- Interactive map of Golden, Utah
- Coordinates: 41°49′25″N 113°26′32″W﻿ / ﻿41.8237°N 113.4422°W
- Country: United States
- State: Utah
- County: Box Elder
- Founded: c. 1900
- Abandoned: 1907
- Named for: Area gold mines

= Golden, Utah =

Golden is a ghost town in Box Elder County, Utah, United States. It is located 6 mi west of Park Valley, near the southern base of the Raft River Mountains.

==History==
In 1899 and 1900, several gold ore-rich strikes were made in the Raft River Mountains, and the principal camp that grew around them was named Golden.
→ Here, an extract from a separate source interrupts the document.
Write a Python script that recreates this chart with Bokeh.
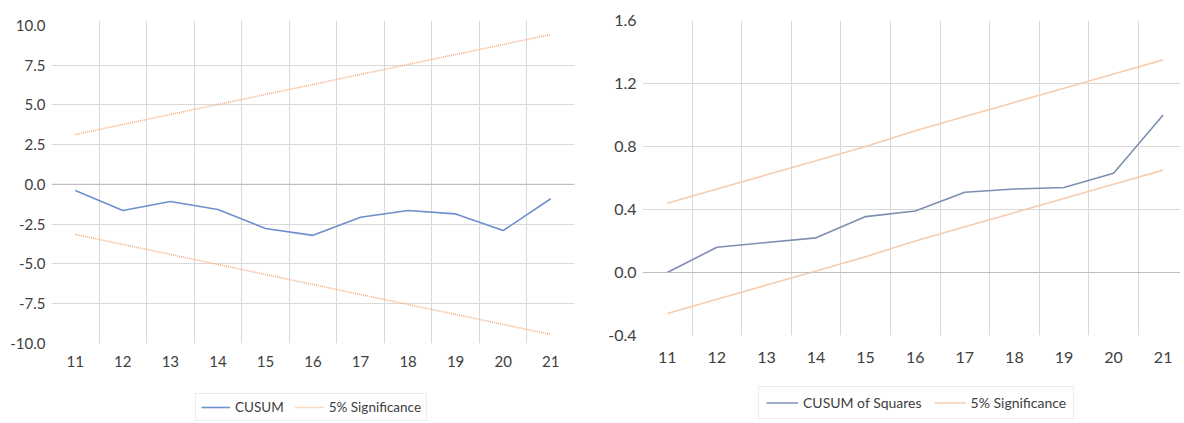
from bokeh.plotting import figure
from bokeh.layouts import row, column
from bokeh.models import FixedTicker, NumeralTickFormatter, Span, Legend, LegendItem
from bokeh.embed import file_html
from bokeh.resources import INLINE

# ---- data ----
periods = [11, 12, 13, 14, 15, 16, 17, 18, 19, 20, 21]
cusum = [-0.38, -1.64, -1.07, -1.57, -2.77, -3.20, -2.06, -1.64, -1.85, -2.90, -0.90]
cusum_upper = [3.14, 3.77, 4.40, 5.03, 5.66, 6.29, 6.92, 7.55, 8.17, 8.80, 9.43]
cusum_lower = [-3.14, -3.77, -4.40, -5.03, -5.66, -6.29, -6.92, -7.55, -8.17, -8.80, -9.43]
cusumsq = [0.0, 0.16, 0.19, 0.22, 0.355, 0.39, 0.51, 0.53, 0.54, 0.63, 1.0]
sq_upper = [0.44, 0.53, 0.62, 0.71, 0.80, 0.90, 0.99, 1.08, 1.17, 1.26, 1.35]
sq_lower = [-0.26, -0.17, -0.08, 0.01, 0.10, 0.20, 0.29, 0.38, 0.47, 0.56, 0.65]
left_yticks = [-10, -7.5, -5, -2.5, 0, 2.5, 5, 7.5, 10]
right_yticks = [-0.4, 0.0, 0.4, 0.8, 1.2, 1.6]
labels_left = ["CUSUM", "5% Significance"]
labels_right = ["CUSUM of Squares", "5% Significance"]

FONT = "Lato"
TXT = "#404040"
GRID = "#d9d9d9"
C_BLUE1 = "#6e8fce"
C_ORANGE1 = "#f4b183"
C_BLUE2 = "#7d8fb0"
C_ORANGE2 = "#f6cdae"


def style(p, yticks, grid_ticks, label_size, standoff_x):
    p.outline_line_color = None
    p.xaxis.ticker = FixedTicker(ticks=periods)
    p.yaxis.ticker = FixedTicker(ticks=yticks)
    p.yaxis.formatter = NumeralTickFormatter(format="0.0")
    for ax in (p.xaxis[0], p.yaxis[0]):
        ax.axis_line_color = None
        ax.major_tick_line_color = None
        ax.minor_tick_line_color = None
        ax.major_tick_out = 0
        ax.major_tick_in = 0
        ax.major_label_text_font = FONT
        ax.major_label_text_font_size = label_size
        ax.major_label_text_color = TXT
    p.yaxis.major_label_standoff = 6
    p.xaxis.major_label_standoff = standoff_x
    p.xgrid.ticker = FixedTicker(ticks=[x + 0.5 for x in periods[:-1]])
    p.xgrid.grid_line_color = GRID
    p.ygrid.ticker = FixedTicker(ticks=grid_ticks)
    p.ygrid.grid_line_color = GRID
    p.add_layout(Span(location=0, dimension="width", line_color="#bfbfbf", line_width=1.2))


def legend_fig(width, height, items, loc, font_size, glyph_w, spacing, padding, label_h):
    # a strip that only carries the legend; the series lie outside its ranges
    f = figure(output_backend="svg", toolbar_location=None, width=width, height=height,
               min_border=0, x_range=(0, 1), y_range=(0, 1))
    f.outline_line_color = None
    f.axis.visible = False
    f.grid.visible = False
    leg_items = []
    for label, ys, color, dash in items:
        r = f.line(periods, ys, line_color=color, line_width=1.6, line_dash=dash)
        leg_items.append(LegendItem(label=label, renderers=[r]))
    leg = Legend(items=leg_items, orientation="horizontal", location=loc,
                 label_text_font=FONT, label_text_font_size=font_size, label_text_color=TXT,
                 glyph_width=glyph_w, glyph_height=label_h, label_height=label_h,
                 spacing=spacing, padding=padding, margin=0,
                 border_line_color="#d9d9d9", label_standoff=5)
    f.add_layout(leg, "center")
    return f


# ---- left: CUSUM ----
p1 = figure(output_backend="svg", toolbar_location=None,
            frame_width=523, frame_height=323,
            min_border_left=51, min_border_right=16, min_border_top=20, min_border_bottom=32,
            x_range=(10.5, 21.5), y_range=(-10, 10.31))
style(p1, left_yticks, [-7.5, -5, -2.5, 2.5, 5, 7.5], "15px", 12)
p1.line(periods, cusum, line_color=C_BLUE1, line_width=1.6)
p1.line(periods, cusum_upper, line_color=C_ORANGE1, line_width=1.6, line_dash="1 1")
p1.line(periods, cusum_lower, line_color=C_ORANGE1, line_width=1.6, line_dash="1 1")
l1 = legend_fig(590, 46,
                [(labels_left[0], cusum, C_BLUE1, "solid"),
                 (labels_left[1], cusum_upper, C_ORANGE1, "1 1")],
                (144, 0), "13.5px", 29, 11, 5, 16)

# ---- right: CUSUM of Squares ----
p2 = figure(output_backend="svg", toolbar_location=None,
            frame_width=538, frame_height=315,
            min_border_left=52, min_border_right=0, min_border_top=20, min_border_bottom=40,
            x_range=(10.5, 21.35), y_range=(-0.4, 1.6))
style(p2, right_yticks, [0.4, 0.8, 1.2], "16px", 16)
p2.line(periods, cusumsq, line_color=C_BLUE2, line_width=1.6)
p2.line(periods, sq_upper, line_color=C_ORANGE2, line_width=1.6)
p2.line(periods, sq_lower, line_color=C_ORANGE2, line_width=1.6)
l2 = legend_fig(590, 46,
                [(labels_right[0], cusumsq, C_BLUE2, "solid"),
                 (labels_right[1], sq_upper, C_ORANGE2, "solid")],
                (116, 2), "14px", 32, 12, 7, 17)

layout = row(column(p1, l1), column(p2, l2))
open("out.html", "w").write(file_html(layout, INLINE))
As the mining progressed, the ore changed from gold to silver, with quantities of up to 1000 oz per ton. The population of Golden grew to an estimated 500 residents.

===Decline===
An American financial crisis, the panic of 1907, damaged the mining industry severely. Legal tender currency was replaced with nearly worthless scrip, so the miners left. The general store moved its wares to Park Valley and Rosette, and the town was abandoned.

===Resurgence===
In 1910, several mines reopened, and the town had a short resurgence, then a boom in 1920, when a silver-rich ore was struck in Vipont. A tramway was built from the Vipont Mine to a concentrating mill, and 300 well-paid workers were hired. Ore was shipped from the area into the 1940s.